Hip-Hop Albums of the Year

28 March, 2025

Flatlinerz — U.S.A.


Unique studio album released by the horrorcore group Flatlinerz, among the first artists to bring the subgenre to the East Coast and probably the first act to use the same term "horrorcore" as a musical genre, in a crasis between horror and hardcore hip-hop: the Brooklyn group consists of Jamel "Redrum" Simmons, Russell's nephew, Daniel "Gravedigger" Cunningham and Tempest. The three MCs provide the rap, while the production is mainly done by Tempest and Rockwilder, along with Crush, Kool Tee, D/R Period and Divine Campbell. The guests of the album are Rockwilder (credited without the "d"), Nora T., The Headless Horsemen and the group Tha Flatline Massive, consisting of Butter, Toss, Kool Tee, Gravemen, Mayhem and Omen (future member of the group).

The album was born with a precise identity, themes and references: the title is the acronym of Under Satan's Authority and the lyricism should be focused exclusively on that, including dark and violent graphic texts influenced by the homologous cinema. Instead, there's none of this: everything here's without talent, experience and inspiration and this is the key that destroys the record from the very first minutes. These dudes steal bars and beats with both hands from some of the biggest and most popular East Coast artists of the period, bringing them to their record in a fairly sloppy way, and what should have been the horrorcore soul of the CD, is soon diluted by generic random gangsta topics: there are murders and then practically nothing, a few casual bars that limit the shock value and don't really add anything citable to the rest of the horrorcore scene of the time.
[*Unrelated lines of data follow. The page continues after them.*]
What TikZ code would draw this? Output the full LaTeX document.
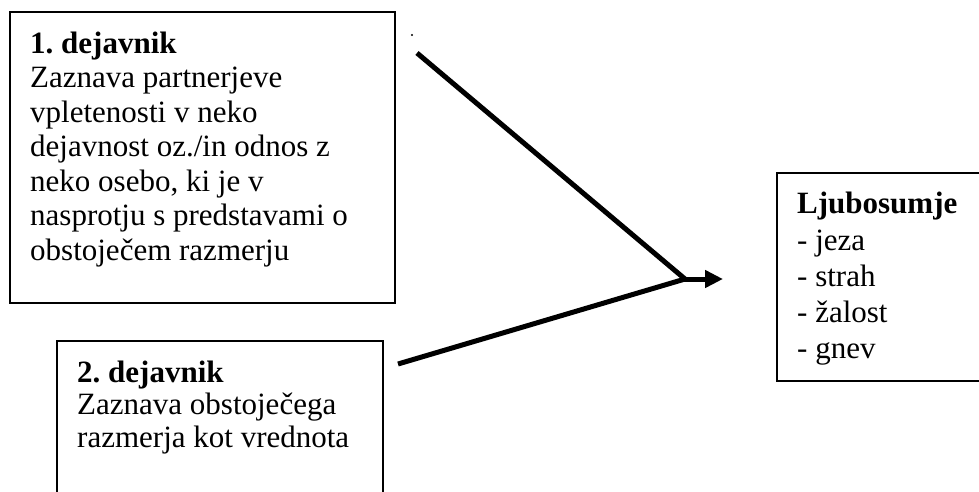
\documentclass[tikz,border=0pt]{standalone}
\usepackage{fontspec}
\setmainfont{Liberation Serif}
\usetikzlibrary{arrows.meta}
\frenchspacing
\begin{document}
\begin{tikzpicture}[x=1pt,y=-1pt,
  frame/.style={draw=black,line width=1.6pt},
  txt/.style={anchor=base west,inner sep=0pt,font=\fontsize{31}{34}\selectfont},
  ttl/.style={txt,font=\fontsize{31}{34}\selectfont\bfseries},
  link/.style={line width=5pt,line cap=butt}]
\useasboundingbox (0,0) rectangle (979,491);
% boxes
\draw[frame] (10,12) rectangle (395,303);
\draw[frame] (57,341) rectangle (383,500);
\draw[frame] (777,173) rectangle (990,381);
% first factor
\node[ttl] (t1) at (30,53) {1. dejavnik};
\node[txt] (l11) at (30,87) {Zaznava partnerjeve};
\node[txt] (l12) at (30,122) {vpletenosti v neko};
\node[txt] (l13) at (30,156) {dejavnost oz./in odnos z};
\node[txt] (l14) at (30,191) {neko osebo, ki je v};
\node[txt] (l15) at (30,225) {nasprotju s predstavami o};
\node[txt] (l16) at (30,260) {obstoječem razmerju};
% second factor
\node[ttl] (t2) at (77,382) {2. dejavnik};
\node[txt] (l21) at (77,414) {Zaznava obstoječega};
\node[txt] (l22) at (77,447) {razmerja kot vrednota};
% outcome
\node[ttl] (t3) at (797,213) {Ljubosumje};
\node[txt] (l31) at (797,250) {- jeza};
\node[txt] (l32) at (797,286) {- strah};
\node[txt] (l33) at (797,322) {- žalost};
\node[txt] (l34) at (797,358) {- gnev};
% connectors
\coordinate (s1) at (417,53);
\coordinate (s2) at (398,364);
\coordinate (j) at (685,279);
\coordinate (e) at (723,279);
\fill (412,35) circle (1.2);
\draw[link] (s1) -- (j);
\draw[link] (s2) -- (j);
\draw[link,-{Triangle[length=18pt,width=17pt]}] ([xshift=-2pt]j) -- (e);
\end{tikzpicture}
\end{document}
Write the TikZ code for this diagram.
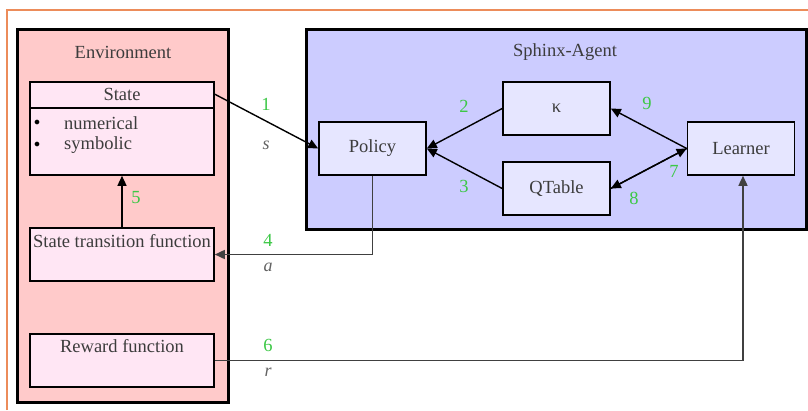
\documentclass[tikz,border=0pt]{standalone}
\usepackage{fontspec}
\newfontfamily\tms{Liberation Serif}
\usetikzlibrary{arrows.meta,calc}
\definecolor{envfill}{RGB}{255,202,202}
\definecolor{envbox}{RGB}{255,230,244}
\definecolor{agfill}{RGB}{204,204,255}
\definecolor{agbox}{RGB}{230,230,255}
\definecolor{txt}{RGB}{60,60,60}
\definecolor{lbl}{RGB}{60,200,70}
\definecolor{frame}{RGB}{236,140,90}
\tikzset{
  cluster/.style={draw=black,line width=3pt},
  envnode/.style={draw=black,line width=1.6pt,fill=envbox,minimum width=184pt,inner sep=0pt},
  agnode/.style={draw=black,line width=1.6pt,fill=agbox,minimum width=107pt,minimum height=53pt,inner sep=0pt,text=txt},
  ttl/.style={text=txt,inner sep=0pt},
  num/.style={text=lbl,inner sep=0pt},
  var/.style={text=txt!80,inner sep=0pt,font=\tms\fontsize{18}{20}\selectfont\itshape},
  edge/.style={line width=1.4pt,-{Triangle[length=10pt,width=9pt]}},
  gedge/.style={edge,line width=1.6pt,draw=black!75}
}
\begin{document}
\begin{tikzpicture}[x=1pt,y=-1pt,font=\tms\fontsize{18.5}{20}\selectfont]
\useasboundingbox (0,0) rectangle (808,410);
\fill[white] (0,0) rectangle (808,410);
\draw[frame,line width=1.4pt] (7,410) -- (7,10) -- (808,10);
% clusters
\draw[cluster,fill=envfill] (17,29) rectangle (228,402);
\node[ttl] (envt) at (123,52) {Environment};
\draw[cluster,fill=agfill] (306,29) rectangle (806,229);
\node[ttl] (agt) at (565,52) {Sphinx-Agent};
% environment nodes
\node[envnode,minimum height=93pt] (State) at (122,128.5) {};
\draw[line width=1.2pt] (30,108) -- (214,108);
\node[ttl] (statet) at (122,94) {State};
\node[inner sep=0pt] (b1) at (37,123) {\large$\bullet$};
\node[inner sep=0pt] (b2) at (37,145) {\large$\bullet$};
\node[ttl,anchor=west] (num1) at (64,123) {numerical};
\node[ttl,anchor=west] (sym1) at (64,145) {symbolic};
\node[envnode,minimum height=53pt] (STF) at (122,254.5) {};
\node[ttl] (stft) at (122,241) {State transition function};
\node[envnode,minimum height=53pt] (Reward) at (122,360.5) {};
\node[ttl] (rwt) at (122,346) {Reward function};
% agent nodes
\node[agnode] (Policy) at (372.5,148.5) {Policy};
\node[agnode] (Kappa) at (556.5,108.5) {κ};
\node[agnode] (QTable) at (556.5,188.5) {QTable};
\node[agnode] (Learner) at (741,148.5) {Learner};
% edges
\coordinate (s1) at ([yshift=-13pt]State.north east);
\draw[edge] (s1) -- (Policy.west);
\node[num] (n1) at (266,104) {1};
\node[var] (v1) at (266,145) {s};
\draw[edge] (Kappa.west) -- (Policy.east);
\node[num] (n2) at (464,106) {2};
\draw[edge] (QTable.west) -- (Policy.east);
\node[num] (n3) at (464,186) {3};
\draw[gedge] (Policy.south) |- (STF.east);
\node[num] (n4) at (268,240) {4};
\node[var] (v4) at (268,267) {a};
\draw[edge] (STF.north) -- (State.south);
\node[num] (n5) at (136,198) {5};
\draw[gedge] (Reward.east) -| ([xshift=2pt]Learner.south);
\node[num] (n6) at (268,345) {6};
\node[var] (v6) at (268,372) {r};
\draw[edge] (QTable.east) -- (Learner.west);
\node[num] (n7) at (674,171) {7};
\draw[edge] (Learner.west) -- (QTable.east);
\node[num] (n8) at (634,198) {8};
\draw[edge] (Learner.west) -- (Kappa.east);
\node[num] (n9) at (647,103) {9};
\end{tikzpicture}
\end{document}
Redrum puts a lot of effort into it and you can listening to it, his rapping is quite competent, he does his job with a syncopated, slow, confident and sometimes good flow, but his friends aren't at this level and they can't help him adequately, including guests, spitting something out with a monotonous and bland style. Musically, the production isn't wicked: that's actually a problem, being a horrorcore record. Rockwilder and D/R Period are both in their infancy, this is probably the third or fourth LP they work on, they've never done horror beats and, with a little luck, they'll never have to do them again: even apart from this, the overall sound of the record is a clear carbon copy of that of NY's major hardcore and boom bap acts, mirroring simplistic and minimal rhythms with slow, pounding drums, and samples that, instead of veering towards dark vibes, lie between jazz, soul, funk and rap (and, of course, the nephew of the main rapper, Rev Run, is also honored).

Good Jam Master Jay signs these dudes out of pity, but in the end, Uncle Russell himself, reluctantly, decides to put his nephew's group under contract, in an attempt to give hip-hop a big twist again and bring it back into the arms of Def Jam, as happened in the previous decade with his brother and LL. It would have to go from West Coast gangsta to East Coast horrorcore, a completely different genre: this record is a bet. Which Russell Simmons loses. Hip-hop remains gangsta. West Coast. For another year. With any luck, it'll be Raekwon's job to complete the West Coast-East Coast transition, taking the entire genre from street gangsta rap to movie mafia rap, popularizing a type of music that's a derivative of gangsta itself, and not a direct competitor. But that's another story.

The group published with Def Jam, one of the most important record companies in hip-hop, and is distributed by the major PolyGram. Russell puts up the money for three music videos. Not one, not two, three videos for his nephew's group and Redrum does an excellent job: the music videos are highly horrorcore, unlike the whole album, ironically, and just as ironically, the work is done so well that videos are banned from MTV immediately. So yes, that money isn't going to come back. The fact that behind this record there's a decent budget and serious labels should make you cry for anger, because 70% of the records released from scenes like the one in Memphis in the same years are at least four times better than this thing. In any case, the record sells 36,000 physical copies: there are many, but the commercial result is considered insufficient and a failure for the president of Def Jam, who decides to let the group and friends of the group who still had a contract. Mediocre and excessive record, 18 joints (6 skits; 2 consecutive), 56 minutes of listening, it doesn't even deserve comparisons with the acts of the same sub-genre, basically everyone has done better, 4/10.